My friend’s grandmother became less-active when she was a young mother, and later returned to the church and received in temple blessings when she was in her 70’s. You seem to be asking, assuming that she receives Celestial Glory, why don’t we all do that?
Well, let’s consider what she missed out on. First of all, only two of her children stayed in the church. Of the children that didn’t, almost none of the grandchildren, and likely the great-grandchildren will be in the church. Our actions/example affect our posterity for generations.
What if she had died earlier before she had a chance to return? Before she had a chance to repent?
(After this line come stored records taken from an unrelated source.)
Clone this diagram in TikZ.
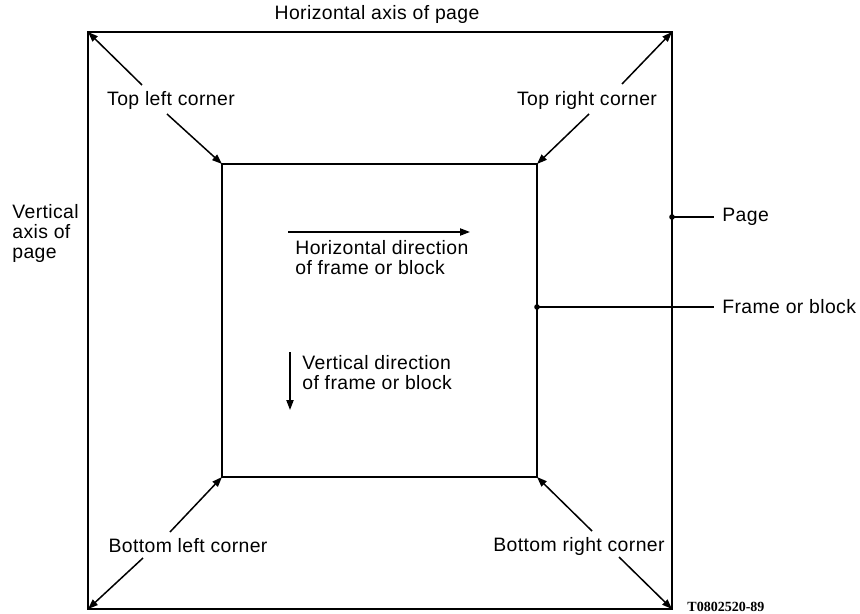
\documentclass[tikz,border=0pt]{standalone}
\usepackage{fontspec}
\setmainfont{Liberation Sans}[LetterSpace=2]
\newfontfamily\codefont{Liberation Serif}
\usetikzlibrary{arrows,arrows.meta,calc,positioning}

\begin{document}
\begin{tikzpicture}[
    x=0.5pt, y=-0.5pt,
    nosep/.style={inner sep=0},
    lbl/.style={nosep, font=\fontsize{9.7}{10}\selectfont},
    sidelbl/.style={lbl, anchor=west, inner xsep=4pt},
    multilbl/.style={lbl, align=left, anchor=west},
    frameline/.style={line width=0.8pt},
    pointer/.style={line width=0.75pt, -{Triangle[length=5pt, width=3.6pt]}},
    pin/.style={circle, fill=black, inner sep=0, minimum size=2.8pt},
    pinline/.style={line width=0.75pt}]

\useasboundingbox (0,0) rectangle (860,614);

\coordinate (page-nw) at (88,32);
\coordinate (page-ne) at (672,32);
\coordinate (page-sw) at (88,609);
\coordinate (page-se) at (672,609);
\coordinate (frame-nw) at (222,164);
\coordinate (frame-ne) at (537,164);
\coordinate (frame-sw) at (222,477);
\coordinate (frame-se) at (537,477);

\path[draw, frameline] (page-nw) rectangle (page-se);
\path[draw, frameline] (frame-nw) rectangle (frame-se);

\node[lbl] (haxis) at (377,14) {Horizontal axis of page};
\node[multilbl] (vaxis) at (12,233) {Vertical\\axis of\\page};

\node[lbl] (tl) at (171,100) {Top left corner};
\node[lbl] (tr) at (587,100) {Top right corner};
\node[lbl] (bl) at (188,546) {Bottom left corner};
\node[lbl] (br) at (579,546) {Bottom right corner};

\coordinate (tl-out) at (142,85);
\coordinate (tl-in) at (167,114);
\coordinate (tr-out) at (622,84);
\coordinate (tr-in) at (589,114);
\coordinate (bl-in) at (170,532);
\coordinate (bl-out) at (143,558);
\coordinate (br-in) at (592,531);
\coordinate (br-out) at (619,557);

\path[draw, pointer] (tl-out) -- (page-nw);
\path[draw, pointer] (tl-in) -- (frame-nw);
\path[draw, pointer] (tr-out) -- (page-ne);
\path[draw, pointer] (tr-in) -- (frame-ne);
\path[draw, pointer] (bl-in) -- (frame-sw);
\path[draw, pointer] (bl-out) -- (page-sw);
\path[draw, pointer] (br-in) -- (frame-se);
\path[draw, pointer] (br-out) -- (page-se);

\node[pin] (pagepin) at (672,217) {};
\node[pin] (framepin) at (537,307) {};
\node[sidelbl] (pagelbl) at (714,217) {Page};
\node[sidelbl] (framelbl) at (714,307) {Frame or block};
\path[draw, pinline] (pagepin.center) -- (pagelbl.west);
\path[draw, pinline] (framepin.center) -- (framelbl.west);

\coordinate (hdir-a) at (288,232);
\coordinate (hdir-b) at (470,232);
\coordinate (vdir-a) at (290,352);
\coordinate (vdir-b) at (290,410);
\path[draw, pointer] (hdir-a) -- (hdir-b);
\path[draw, pointer] (vdir-a) -- (vdir-b);
\node[multilbl] (hdir) at (295,258) {Horizontal direction\\of frame or block};
\node[multilbl] (vdir) at (302,373) {Vertical direction\\of frame or block};

\node[nosep, anchor=west, font=\codefont\bfseries\fontsize{7}{8}\selectfont] (code) at (687,607) {T0802520-89};

\end{tikzpicture}
\end{document}
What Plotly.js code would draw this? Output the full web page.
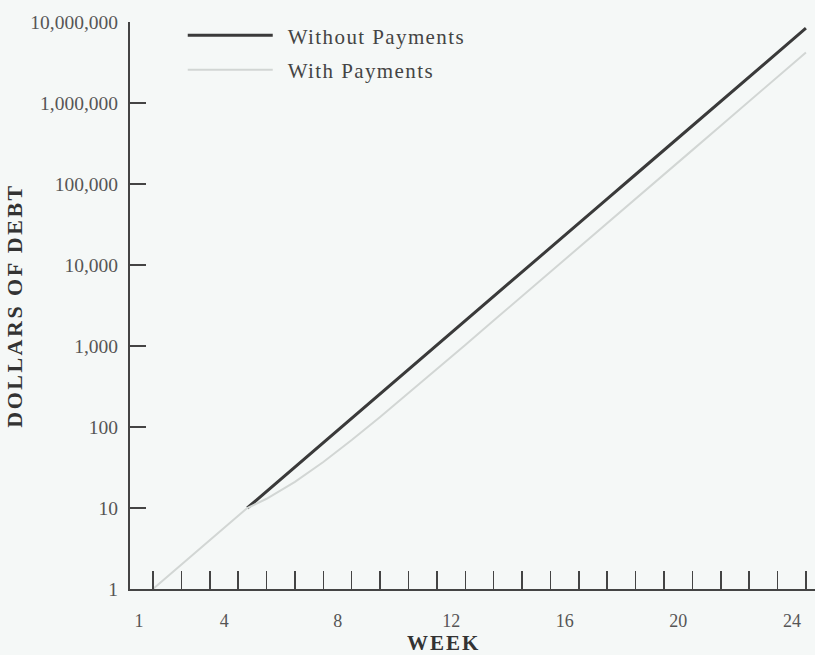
<!DOCTYPE html>
<html>
<head>
<meta charset="utf-8">
<script src="https://cdn.plot.ly/plotly-3.0.1.min.js"></script>
<style>
html,body{margin:0;padding:0;background:#f5f8f7;}
.ytitle{letter-spacing:2.5px;}
.legendtext{letter-spacing:1.4px;}
.annotation-text{letter-spacing:2px;}
</style>
</head>
<body>
<div id="chart" style="width:815px;height:655px;"></div>
<script>
// Week numbers and debt values
const withoutWeeks = [4.32, 5, 6, 7, 8, 9, 10, 11, 12, 13, 14, 15, 16, 17, 18, 19, 20, 21, 22, 23, 24];
const withoutDebt  = [10, 16, 32, 64, 128, 256, 512, 1020, 2050, 4100, 8200, 16400, 32800, 65500, 131000, 262000, 524000, 1050000, 2100000, 4190000, 8390000];

const withWeeks = [1, 2, 3, 4, 4.32, 5, 6, 7, 8, 9, 10, 11, 12, 13, 14, 15, 16, 17, 18, 19, 20, 21, 22, 23, 24];
const withDebt  = [1, 2, 4, 8, 10, 13, 21, 37, 69, 133, 261, 515, 1030, 2060, 4100, 8200, 16400, 32800, 65500, 131000, 262000, 524000, 1050000, 2100000, 4200000];

const weekTicks = [1,2,3,4,5,6,7,8,9,10,11,12,13,14,15,16,17,18,19,20,21,22,23,24];
const weekLabels = ['1','','','4','','','','8','','','','12','','','','16','','','','20','','','','24'];

const debtTicks = [1, 10, 100, 1000, 10000, 100000, 1000000, 10000000];
const debtLabels = ['1', '10', '100', '1,000', '10,000', '100,000', '1,000,000', '10,000,000'];

const seriesNames = ['Without Payments', 'With Payments'];

const serif = '"Liberation Serif", "Times New Roman", serif';

const traces = [
  {x: withoutWeeks, y: withoutDebt, name: seriesNames[0], mode: 'lines',
   line: {color: '#3a3a3a', width: 3}, legendgroup: 'a'},
  {x: withWeeks, y: withDebt, name: seriesNames[1], mode: 'lines',
   line: {color: '#d2d6d4', width: 2}, legendgroup: 'b'}
];

const layout = {
  width: 815, height: 655,
  margin: {l: 130, r: 0, t: 22, b: 66},
  paper_bgcolor: '#f5f8f7',
  plot_bgcolor: '#f5f8f7',
  font: {family: serif, color: '#4a4a4a', size: 18},
  showlegend: true,
  legend: {
    x: 0.077, y: 1.012, xanchor: 'left', yanchor: 'top',
    bgcolor: 'rgba(0,0,0,0)', borderwidth: 0,
    font: {family: serif, size: 21, color: '#444'},
    itemwidth: 95, traceorder: 'grouped', tracegroupgap: 4
  },
  xaxis: {
    range: [0.19, 24.32],
    showgrid: false, zeroline: false,
    showline: true, linecolor: '#444', linewidth: 2,
    ticks: 'inside', ticklen: 18, tickwidth: 1.5, tickcolor: '#444',
    tickmode: 'array', tickvals: weekTicks, ticktext: weekLabels,
    ticklabelshift: -14, ticklabelstandoff: 14,
    tickfont: {family: serif, size: 18, color: '#555'}
  },
  yaxis: {
    type: 'log', range: [0, 7],
    showgrid: false, zeroline: false,
    showline: true, linecolor: '#444', linewidth: 2,
    ticks: 'inside', ticklen: 16, tickwidth: 1.5, tickcolor: '#444',
    tickmode: 'array', tickvals: debtTicks, ticktext: debtLabels,
    ticklabelstandoff: 6,
    tickfont: {family: serif, size: 19.5, color: '#555'},
    title: {text: 'DOLLARS OF DEBT', standoff: 2,
            font: {family: serif, size: 22, color: '#333', weight: 'bold'}}
  },
  annotations: [{
    text: 'WEEK', xref: 'paper', yref: 'paper',
    x: 0.458, y: -0.095, xanchor: 'center', yanchor: 'middle',
    showarrow: false,
    font: {family: serif, size: 21, color: '#333', weight: 'bold'}
  }]
};

Plotly.newPlot('chart', traces, layout, {displayModeBar: false, staticPlot: true}).then(function () {
  document.querySelectorAll('.legend .legendlines path').forEach(function (p) {
    p.setAttribute('d', 'M5,0h85');
  });
});
</script>
</body>
</html>
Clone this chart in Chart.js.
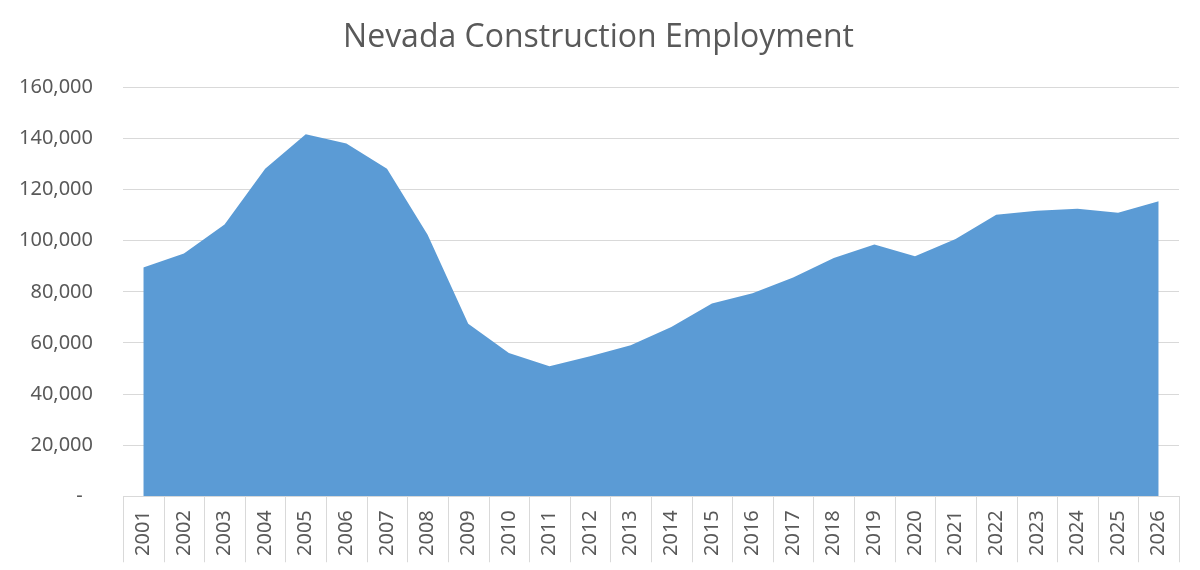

I was there when she received her endowments. It was at a small temple, with no chapel. We all waited in the Endowment room, and when she came in from receiving her initiatory, she was glowing with happiness. I had never seen her smile like that before.
For the years that she was less active, consider all the comfort and guidance from Priesthood blessings she missed out on. Spiritual gifts that she might have received. Fellowship of the Saints that she might have enjoyed.
It’s like God has laid out a beautiful feast for us, fruits from all over the world, and entrees from the greatest chefs, and you are suggesting we say, “Nah, I’ll pass. I’ll come back and have some at the end of my life. I don’t want these gifts now, Lord.”
It’s up to each person to choose for themselves, of course, but for me…I’ll take the spiritual feast right now!